One immediately slid down Vaughn's voice and into his house in Bel Air. A neat pool, not overly chlorinated. Drinks at six, the colour of water, with a plate of something dry and savoury. The occasional bug, droning into the heat. "Now, let's hear from novelist and playwright, and my friend, Gore Vidal," said Vaughn - and on came Vidal in that languid, inexpressive way, the voice occasionally tensing when he was about to say something sarcastic, endlessly projecting the feeling that this was all so American, and all so long ago. Then back came the freaky inverted commas. "Oh, Jack was definitely a 'cad'. He had an 'eye for the ladies'. There were 'one-night stands', so to speak. There were wild Hollywood parties involving 'call girls'."
Just when it couldn't get much weirder, up popped Micky Dolenz of the Monkees. "Can you imagine what that poor guy would be going through now? I mean, oh Lord, hahahaaa, he'd make Tiger Woods look like, oh hee hee, Lord, oh, incredible."
A gorgeous edition of Open Book (23 May, 4pm, Radio 4) considered Paul Gallico's novella The Snow Goose, and in particular Peter Scott's commissioned portrait of a young woman holding a goose on the cover of the original edition. The subject turned out to be Scott's one-time wife Elizabeth Jane Howard, who sat for the portrait during a gruesome sea crossing to America - the roughest in 30 years - with hundreds of GI brides.

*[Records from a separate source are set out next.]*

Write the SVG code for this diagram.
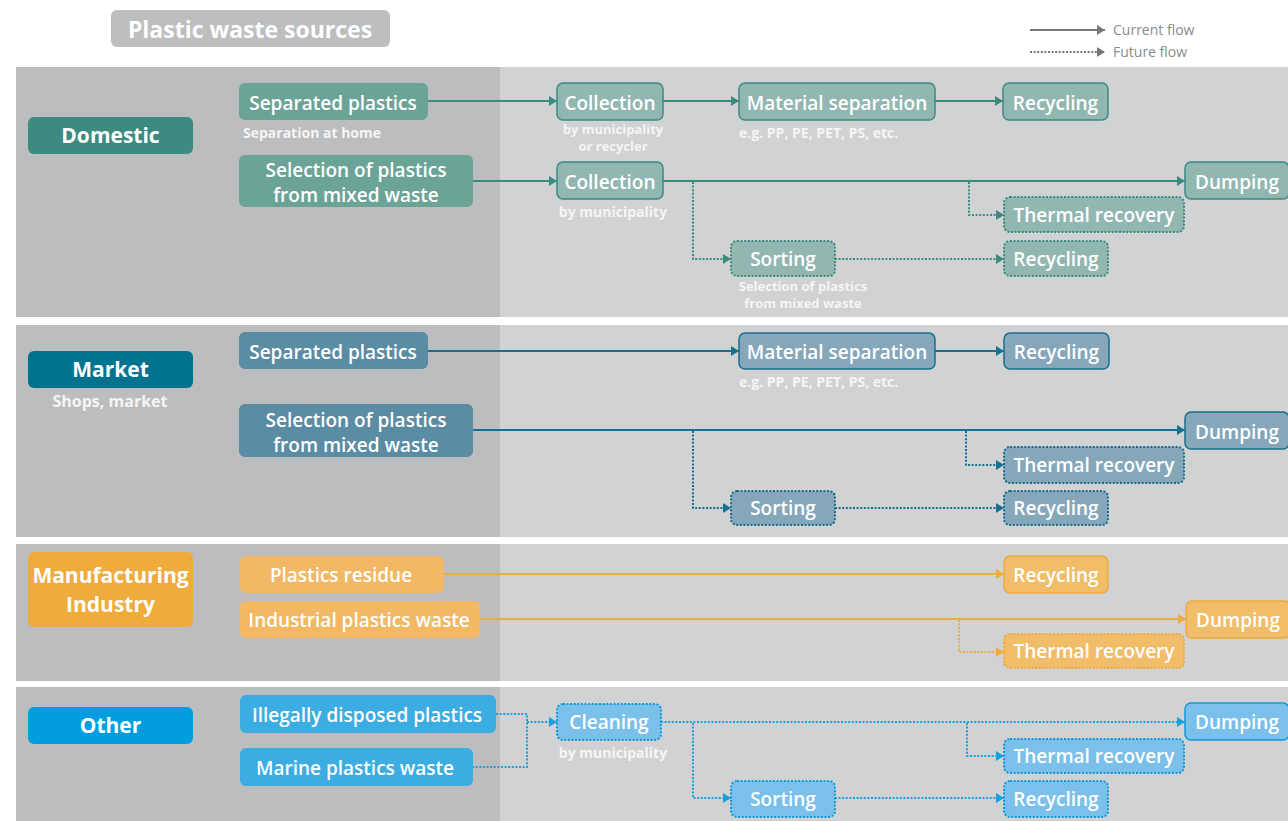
<svg xmlns="http://www.w3.org/2000/svg" width="1288" height="821" viewBox="0 0 1288 821">
  <defs>
    <style>
      text { font-family: 'Open Sans', 'Liberation Sans', sans-serif; fill: #ffffff; }
      .t { font-size: 19px; font-weight: 600; text-anchor: middle; }
      .cat { font-size: 21px; font-weight: 700; text-anchor: middle; }
      .sub { font-size: 14px; font-weight: 700; fill: #f5f5f5; }
      .sub2 { font-size: 13px; font-weight: 700; fill: #f5f5f5; text-anchor: middle; }
      .mid { text-anchor: middle; }
      .leg { font-size: 14px; font-weight: 400; fill: #8a8b8d; }
      .bgL { fill: #bcbdbf; }
      .bgR { fill: #d1d2d4; }
      .ln { fill: none; stroke-width: 2; }
      .dot { stroke-dasharray: 2 1.6; }
      .dotted { stroke-width: 2; stroke-dasharray: 2 1.6; }
      .solid { stroke-width: 1.5; }
      /* domestic */
      .dCat { fill: #3b8b80; }
      .dSrc { fill: #6ca397; }
      .dDst { fill: #92b7b1; stroke: #3b8b80; }
      .dLn { stroke: #3b8b80; }
      /* market */
      .mCat { fill: #00748f; }
      .mSrc { fill: #5a8ca4; }
      .mDst { fill: #86a7ba; stroke: #176f8c; }
      .mLn { stroke: #15718f; }
      /* manufacturing */
      .fCat { fill: #efab3b; }
      .fSrc { fill: #f2b863; }
      .fDst { fill: #f2bd68; stroke: #eeab3e; }
      .fLn { stroke: #eeab3e; }
      /* other */
      .oCat { fill: #009ede; }
      .oSrc { fill: #3badE3; }
      .oDst { fill: #7bc0ea; stroke: #0f9ad8; }
      .oLn { stroke: #1ba0dd; }
    </style>
    <marker id="aDom" viewBox="0 0 8 10" markerWidth="8" markerHeight="10" refX="8" refY="5" markerUnits="userSpaceOnUse" orient="auto"><path d="M0,0 L8,5 L0,10 Z" fill="#3b8b80"/></marker>
    <marker id="aMkt" viewBox="0 0 8 10" markerWidth="8" markerHeight="10" refX="8" refY="5" markerUnits="userSpaceOnUse" orient="auto"><path d="M0,0 L8,5 L0,10 Z" fill="#15718f"/></marker>
    <marker id="aMfg" viewBox="0 0 8 10" markerWidth="8" markerHeight="10" refX="8" refY="5" markerUnits="userSpaceOnUse" orient="auto"><path d="M0,0 L8,5 L0,10 Z" fill="#eeab3e"/></marker>
    <marker id="aOth" viewBox="0 0 8 10" markerWidth="8" markerHeight="10" refX="8" refY="5" markerUnits="userSpaceOnUse" orient="auto"><path d="M0,0 L8,5 L0,10 Z" fill="#1ba0dd"/></marker>
    <marker id="aLeg" viewBox="0 0 8 10" markerWidth="8" markerHeight="10" refX="8" refY="5" markerUnits="userSpaceOnUse" orient="auto"><path d="M0,0 L8,5 L0,10 Z" fill="#77787b"/></marker>
  </defs>

  <rect width="1288" height="821" fill="#ffffff"/>

  <!-- section bands -->
  <g id="bands">
    <rect class="bgL" x="16" y="67" width="484" height="250"/>
    <rect class="bgR" x="500" y="67" width="788" height="250"/>
    <rect class="bgL" x="16" y="325" width="484" height="212"/>
    <rect class="bgR" x="500" y="325" width="788" height="212"/>
    <rect class="bgL" x="16" y="544" width="484" height="137"/>
    <rect class="bgR" x="500" y="544" width="788" height="137"/>
    <rect class="bgL" x="16" y="687" width="484" height="134"/>
    <rect class="bgR" x="500" y="687" width="788" height="134"/>
  </g>

  <!-- title -->
  <g id="title">
    <rect x="111" y="10" width="279" height="37" rx="6" fill="#bdbec0"/>
    <text x="250" y="38" class="cat" style="font-size:23px">Plastic waste sources</text>
  </g>

  <!-- legend -->
  <g id="legend">
    <path d="M1030,30 H1105" class="ln" stroke="#77787b" marker-end="url(#aLeg)"/>
    <text x="1113" y="35" class="leg">Current flow</text>
    <path d="M1030,52 H1105" class="ln dot" stroke="#77787b" marker-end="url(#aLeg)"/>
    <text x="1113" y="57" class="leg">Future flow</text>
  </g>

  <!-- connectors -->
  <g id="connectors">
    <!-- domestic -->
    <path class="ln dLn" d="M428,101 H557" marker-end="url(#aDom)"/>
    <path class="ln dLn" d="M663,101 H739" marker-end="url(#aDom)"/>
    <path class="ln dLn" d="M935,101 H1003" marker-end="url(#aDom)"/>
    <path class="ln dLn" d="M473,181 H557" marker-end="url(#aDom)"/>
    <path class="ln dLn" d="M663,181 H1185" marker-end="url(#aDom)"/>
    <path class="ln dLn dot" d="M693,182 V259 H731" marker-end="url(#aDom)"/>
    <path class="ln dLn dot" d="M969,182 V215 H1004" marker-end="url(#aDom)"/>
    <path class="ln dLn dot" d="M835,259 H1004" marker-end="url(#aDom)"/>
    <!-- market -->
    <path class="ln mLn" d="M428,351 H739" marker-end="url(#aMkt)"/>
    <path class="ln mLn" d="M935,351 H1004" marker-end="url(#aMkt)"/>
    <path class="ln mLn" d="M473,430 H1185" marker-end="url(#aMkt)"/>
    <path class="ln mLn dot" d="M693,431 V508 H731" marker-end="url(#aMkt)"/>
    <path class="ln mLn dot" d="M966,431 V465 H1004" marker-end="url(#aMkt)"/>
    <path class="ln mLn dot" d="M835,508 H1004" marker-end="url(#aMkt)"/>
    <!-- manufacturing -->
    <path class="ln fLn" d="M444,574 H1004" marker-end="url(#aMfg)"/>
    <path class="ln fLn" d="M480,619 H1186" marker-end="url(#aMfg)"/>
    <path class="ln fLn dot" d="M959,620 V652 H1004" marker-end="url(#aMfg)"/>
    <!-- other -->
    <path class="ln oLn dot" d="M496,714 H527 V767 H473"/>
    <path class="ln oLn dot" d="M527,722 H557" marker-end="url(#aOth)"/>
    <path class="ln oLn dot" d="M661,722 H1185" marker-end="url(#aOth)"/>
    <path class="ln oLn dot" d="M693,723 V798 H731" marker-end="url(#aOth)"/>
    <path class="ln oLn dot" d="M967,723 V756 H1004" marker-end="url(#aOth)"/>
    <path class="ln oLn dot" d="M835,798 H1004" marker-end="url(#aOth)"/>
  </g>

  <!-- Domestic -->
  <g id="domestic">
    <rect class="dCat" x="28" y="117" width="165" height="37" rx="6"/>
    <text class="cat" x="110.5" y="143">Domestic</text>
  </g>
  <g id="dom-separated">
    <rect class="dSrc" x="239" y="83" width="189" height="37" rx="6"/>
    <text class="t" x="333" y="110">Separated plastics</text>
    <text class="sub" x="243" y="138">Separation at home</text>
  </g>
  <g id="dom-selection">
    <rect class="dSrc" x="239" y="155" width="234" height="52" rx="6"/>
    <text class="t" x="356" y="177">Selection of plastics</text>
    <text class="t" x="356" y="202">from mixed waste</text>
  </g>
  <g id="dom-collection1">
    <rect class="dDst solid" x="557" y="83" width="106" height="37" rx="6"/>
    <text class="t" x="610" y="110">Collection</text>
    <text class="sub2" x="613" y="134">by municipality</text>
    <text class="sub2" x="613" y="151">or recycler</text>
  </g>
  <g id="dom-material">
    <rect class="dDst solid" x="739" y="83" width="196" height="37" rx="6"/>
    <text class="t" x="837" y="110">Material separation</text>
    <text class="sub" x="739" y="138">e.g. PP, PE, PET, PS, etc.</text>
  </g>
  <g id="dom-recycling1">
    <rect class="dDst solid" x="1003" y="83" width="105" height="37" rx="6"/>
    <text class="t" x="1055.5" y="110">Recycling</text>
  </g>
  <g id="dom-collection2">
    <rect class="dDst solid" x="557" y="162" width="106" height="37" rx="6"/>
    <text class="t" x="610" y="189">Collection</text>
    <text class="sub mid" x="613" y="217">by municipality</text>
  </g>
  <g id="dom-dumping">
    <rect class="dDst solid" x="1185" y="162" width="104" height="37" rx="6"/>
    <text class="t" x="1237" y="189">Dumping</text>
  </g>
  <g id="dom-thermal">
    <rect class="dDst dotted" x="1004" y="197" width="180" height="35" rx="6"/>
    <text class="t" x="1094" y="222">Thermal recovery</text>
  </g>
  <g id="dom-sorting">
    <rect class="dDst dotted" x="731" y="241" width="104" height="35" rx="6"/>
    <text class="t" x="783" y="266">Sorting</text>
    <text class="sub2" x="803" y="291">Selection of plastics</text>
    <text class="sub2" x="803" y="308">from mixed waste</text>
  </g>
  <g id="dom-recycling2">
    <rect class="dDst dotted" x="1004" y="241" width="104" height="35" rx="6"/>
    <text class="t" x="1056" y="266">Recycling</text>
  </g>

  <!-- Market -->
  <g id="market">
    <rect class="mCat" x="28" y="351" width="165" height="37" rx="6"/>
    <text class="cat" x="110.5" y="377">Market</text>
    <text class="sub mid" x="110" y="407" style="font-size:16px">Shops, market</text>
  </g>
  <g id="mkt-separated">
    <rect class="mSrc" x="239" y="332" width="189" height="37" rx="6"/>
    <text class="t" x="333" y="359">Separated plastics</text>
  </g>
  <g id="mkt-selection">
    <rect class="mSrc" x="239" y="404" width="234" height="53" rx="6"/>
    <text class="t" x="356" y="427">Selection of plastics</text>
    <text class="t" x="356" y="452">from mixed waste</text>
  </g>
  <g id="mkt-material">
    <rect class="mDst solid" x="739" y="333" width="196" height="36" rx="6"/>
    <text class="t" x="837" y="359">Material separation</text>
    <text class="sub" x="739" y="387">e.g. PP, PE, PET, PS, etc.</text>
  </g>
  <g id="mkt-recycling1">
    <rect class="mDst solid" x="1004" y="333" width="105" height="36" rx="6"/>
    <text class="t" x="1056.5" y="359">Recycling</text>
  </g>
  <g id="mkt-dumping">
    <rect class="mDst solid" x="1185" y="412" width="104" height="37" rx="6"/>
    <text class="t" x="1237" y="439">Dumping</text>
  </g>
  <g id="mkt-thermal">
    <rect class="mDst dotted" x="1004" y="447" width="180" height="36" rx="6"/>
    <text class="t" x="1094" y="472">Thermal recovery</text>
  </g>
  <g id="mkt-sorting">
    <rect class="mDst dotted" x="731" y="491" width="104" height="34" rx="6"/>
    <text class="t" x="783" y="515">Sorting</text>
  </g>
  <g id="mkt-recycling2">
    <rect class="mDst dotted" x="1004" y="491" width="104" height="34" rx="6"/>
    <text class="t" x="1056" y="515">Recycling</text>
  </g>

  <!-- Manufacturing Industry -->
  <g id="manufacturing">
    <rect class="fCat" x="28" y="552" width="165" height="75" rx="6"/>
    <text class="cat" x="110.5" y="583">Manufacturing</text>
    <text class="cat" x="110.5" y="612">Industry</text>
  </g>
  <g id="mfg-residue">
    <rect class="fSrc" x="240" y="556" width="204" height="37" rx="6"/>
    <text class="t" x="341" y="582">Plastics residue</text>
  </g>
  <g id="mfg-industrial">
    <rect class="fSrc" x="240" y="601" width="240" height="37" rx="6"/>
    <text class="t" x="359" y="627">Industrial plastics waste</text>
  </g>
  <g id="mfg-recycling">
    <rect class="fDst solid" x="1004" y="556" width="104" height="37" rx="6"/>
    <text class="t" x="1056" y="582">Recycling</text>
  </g>
  <g id="mfg-dumping">
    <rect class="fDst solid" x="1186" y="601" width="104" height="37" rx="6"/>
    <text class="t" x="1238" y="627">Dumping</text>
  </g>
  <g id="mfg-thermal">
    <rect class="fDst dotted" x="1004" y="634" width="180" height="34" rx="6"/>
    <text class="t" x="1094" y="658">Thermal recovery</text>
  </g>

  <!-- Other -->
  <g id="other">
    <rect class="oCat" x="28" y="707" width="165" height="37" rx="6"/>
    <text class="cat" x="110.5" y="733">Other</text>
  </g>
  <g id="oth-illegal">
    <rect class="oSrc" x="240" y="695" width="256" height="38" rx="6"/>
    <text class="t" x="367" y="722">Illegally disposed plastics</text>
  </g>
  <g id="oth-marine">
    <rect class="oSrc" x="240" y="748" width="233" height="38" rx="6"/>
    <text class="t" x="355" y="775">Marine plastics waste</text>
  </g>
  <g id="oth-cleaning">
    <rect class="oDst dotted" x="557" y="704" width="104" height="36" rx="6"/>
    <text class="t" x="609" y="729">Cleaning</text>
    <text class="sub mid" x="613" y="758">by municipality</text>
  </g>
  <g id="oth-dumping">
    <rect class="oDst solid" x="1185" y="703" width="104" height="37" rx="6"/>
    <text class="t" x="1237" y="729">Dumping</text>
  </g>
  <g id="oth-thermal">
    <rect class="oDst dotted" x="1004" y="739" width="180" height="34" rx="6"/>
    <text class="t" x="1094" y="763">Thermal recovery</text>
  </g>
  <g id="oth-sorting">
    <rect class="oDst dotted" x="731" y="781" width="104" height="36" rx="6"/>
    <text class="t" x="783" y="806">Sorting</text>
  </g>
  <g id="oth-recycling">
    <rect class="oDst dotted" x="1004" y="781" width="104" height="36" rx="6"/>
    <text class="t" x="1056" y="806">Recycling</text>
  </g>
</svg>
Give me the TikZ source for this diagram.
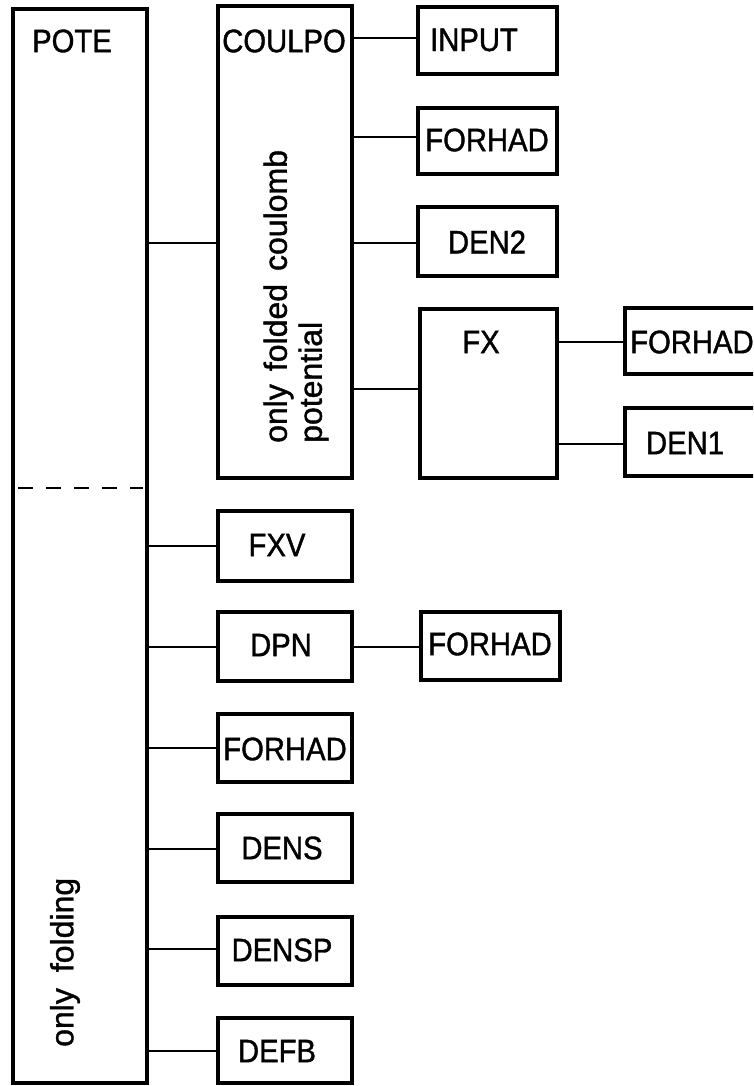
\documentclass[tikz,border=0pt]{standalone}
\usepackage{fontspec}
\setmainfont{Liberation Sans}[FakeBold=1.2]
\newfontfamily\labfont{Liberation Sans}[FakeStretch=0.9,FakeBold=1.2]
\begin{document}
\begin{tikzpicture}[x=1pt,y=-1pt,
  box/.style={draw, line width=3.3pt, rectangle, inner sep=0pt, outer sep=0pt},
  conn/.style={line width=2.8pt},
  lab/.style={inner sep=0pt, font=\labfont\fontsize{32.5}{35}\selectfont},
  rot/.style={inner sep=0pt, rotate=90, anchor=west, align=left, font=\fontsize{32}{35}\selectfont}]
\fill[white] (0,0) rectangle (753,1086);
\useasboundingbox (0,0) rectangle (753,1086);
\clip (0,0) rectangle (753,1086);

% boxes
\node[box, minimum width=134pt, minimum height=1074pt] (pote) at (80,546) {};
\node[box, minimum width=134pt, minimum height=472pt] (coulpo) at (285,242) {};
\node[box, minimum width=139pt, minimum height=67pt] (input) at (487.5,40.5) {};
\node[box, minimum width=139pt, minimum height=66pt] (forhadA) at (487.5,141) {};
\node[box, minimum width=139pt, minimum height=69pt] (den2) at (487.5,241.5) {};
\node[box, minimum width=137pt, minimum height=169pt] (fx) at (488.5,393.5) {};
\node[box, minimum width=140pt, minimum height=66pt] (forhadB) at (695,341) {};
\node[box, minimum width=140pt, minimum height=68pt] (den1) at (695,442) {};
\node[box, minimum width=134pt, minimum height=70pt] (fxv) at (285,546) {};
\node[box, minimum width=134pt, minimum height=69pt] (dpn) at (285,646.5) {};
\node[box, minimum width=139pt, minimum height=68pt] (forhadC) at (490.5,646) {};
\node[box, minimum width=134pt, minimum height=68pt] (forhadD) at (285,748) {};
\node[box, minimum width=134pt, minimum height=68pt] (dens) at (285,848) {};
\node[box, minimum width=134pt, minimum height=68pt] (densp) at (285,951) {};
\node[box, minimum width=134pt, minimum height=65pt] (defb) at (285,1050.5) {};

% labels
\node[lab] (tpote) at (72,41) {POTE};
\node[lab] (tcoulpo) at (284,41) {COULPO};
\node[lab] (tinput) at (474,40) {INPUT};
\node[lab] (tforhadA) at (487,140) {FORHAD};
\node[lab] (tden2) at (487,242) {DEN2};
\node[lab] (tfx) at (481,342) {FX};
\node[lab, anchor=west] (tforhadB) at (630,342) {FORHAD};
\node[lab] (tden1) at (685,443) {DEN1};
\node[lab] (tfxv) at (277,545) {FXV};
\node[lab] (tdpn) at (281,645) {DPN};
\node[lab] (tforhadC) at (490,644) {FORHAD};
\node[lab] (tforhadD) at (285,749) {FORHAD};
\node[lab] (tdens) at (282,848) {DENS};
\node[lab] (tdensp) at (282,950) {DENSP};
\node[lab] (tdefb) at (277,1051) {DEFB};
\node[rot] (tcoul) at (296,443) {only\hspace{13pt}folded\hspace{13pt}coulomb\\potential};
\node[rot] (tfold) at (65,1047) {only\hspace{16pt}folding};

% dashed separator
\draw[conn, dash pattern=on 15pt off 13pt, shorten <=5pt, shorten >=4pt]
  (pote.west |- 0,488) -- (pote.east |- 0,488);

% connectors
\draw[conn] (pote.east |- 0,243) -- (coulpo.west |- 0,243);
\draw[conn] (coulpo.east |- 0,38) -- (input.west |- 0,38);
\draw[conn] (coulpo.east |- 0,137) -- (forhadA.west |- 0,137);
\draw[conn] (coulpo.east |- 0,243) -- (den2.west |- 0,243);
\draw[conn] (coulpo.east |- 0,389) -- (fx.west |- 0,389);
\draw[conn] (fx.east |- 0,342) -- (forhadB.west |- 0,342);
\draw[conn] (fx.east |- 0,444) -- (den1.west |- 0,444);
\draw[conn] (pote.east |- 0,546) -- (fxv.west |- 0,546);
\draw[conn] (pote.east |- 0,647) -- (dpn.west |- 0,647);
\draw[conn] (dpn.east |- 0,647) -- (forhadC.west |- 0,647);
\draw[conn] (pote.east |- 0,748) -- (forhadD.west |- 0,748);
\draw[conn] (pote.east |- 0,849) -- (dens.west |- 0,849);
\draw[conn] (pote.east |- 0,949) -- (densp.west |- 0,949);
\draw[conn] (pote.east |- 0,1051) -- (defb.west |- 0,1051);
\end{tikzpicture}
\end{document}
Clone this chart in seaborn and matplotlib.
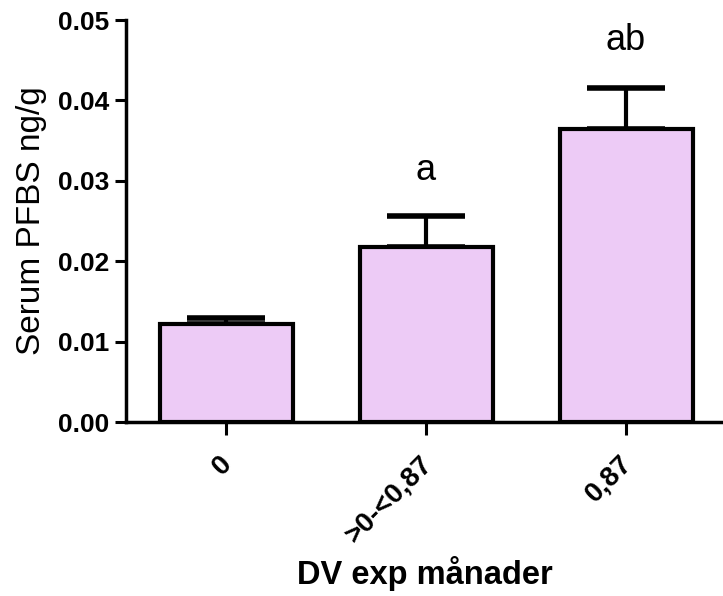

“Oh, you'll find a blonde around here," she told her husband and settled into her bunk with a copy of Shirley. But all the other blondes on board were as sick as dogs. "They look like back ends of buses," grumbled Scott, looking at her meaningfully. So EJH posed instead, holding a cushion and pretending it was the bird. "I'm not sure I looked fond enough of the goose," she complained here, during an interview in which she spoke of Scott rather as if she'd married him briefly just to see what it would be like and then moved on, walking always straight ahead, rapt in her own thoughts, a receiver of gazes.
Quote of the week came care of the current owner of the south Lincolnshire lighthouse and nesting site that inspired Gallico's story. Apparently, he has a favourite goose called Annabel that returns every year to see him, sometimes staying for months: "If you're good to a goose, anything can happen."